Milk markets made Morning Shots today, but I realized when I was reading the article that I would like to give it more detailed treatment, particularly the following section:
Larry Tande is with the National Holstein Association. Tande says dairy farmers need to figure out a way to control the supply of milk and reduce it when there’s too much. And he’d like to see more government oversight when it comes to the milk processors and distributors.
“Those that advocate for free market, we’ve been there all our lives and look where we’re at. Whether you like it or not, government’s involved now. Giive me a break,” Tande said.
I do not know the gentleman quoted here. However, his remarkable lack of knowledge regarding the history of milk production is alarming.
In 1917 (well before “all our lives” for most of us), the State of New York decided to set milk prices. I don’t know if that was the beginning, but suffice it to say that, in many regards, little has changed since that time.
For a recent example of the “free market” which Tande thinks still exists with regard to milk production, one has only to go back 3 years:
A maverick dairyman named Hein Hettinga started bottling his own milk and selling it for as much as 20 cents a gallon less than the competition, exercising his right to work outside the rigid system that has controlled U.S. milk production for almost 70 years. Soon the effects were rippling through the state, helping to hold down retail prices at supermarkets and warehouse stores.
There you go, the free market at work (just ignore the reference to “the rigid system that has controlled U.S. milk production for almost 70 years”). But, wait, there is more.
That was when a coalition of giant milk companies and dairies, along with their congressional allies, decided to crush Hettinga’s initiative. For three years, the milk lobby spent millions of dollars on lobbying and campaign contributions and made deals with lawmakers, including incoming Senate Majority Leader Harry M. Reid (D-Nev.).
Last March, Congress passed a law reshaping the Western milk market and essentially ending Hettinga’s experiment — all without a single congressional hearing.
Maybe the “free market” system was on vacation?
Most U.S. dairy farmers work within a government system set up in the 1930s to give thousands of small dairies a guaranteed market for their milk and to even out prices for consumers.
Then again, I’m quoting from the Washington Post.
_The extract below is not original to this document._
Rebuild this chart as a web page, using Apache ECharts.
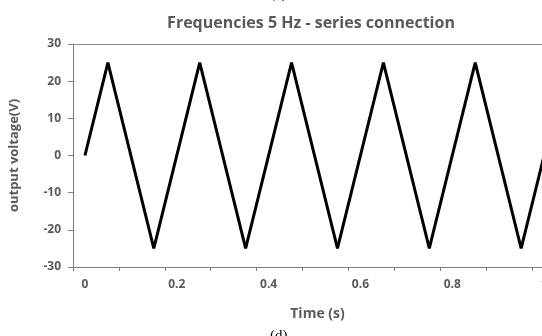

Maybe they just got it wrong? Fair enough. From the USDA’s own materials, we have the following:
For some 50 years, price supports have been the backbone of the pricing system for milk and dairy products. The support price underpinned the entire price structure for bulk milk sold by farmers either directly to processors or through cooperatives.
That reference is almost 10 years old. To put it simply, price supports for the last 60 years (by the USDA’s own reckoning) have been ensuring that the milk market in the United States is not a “free market” at all.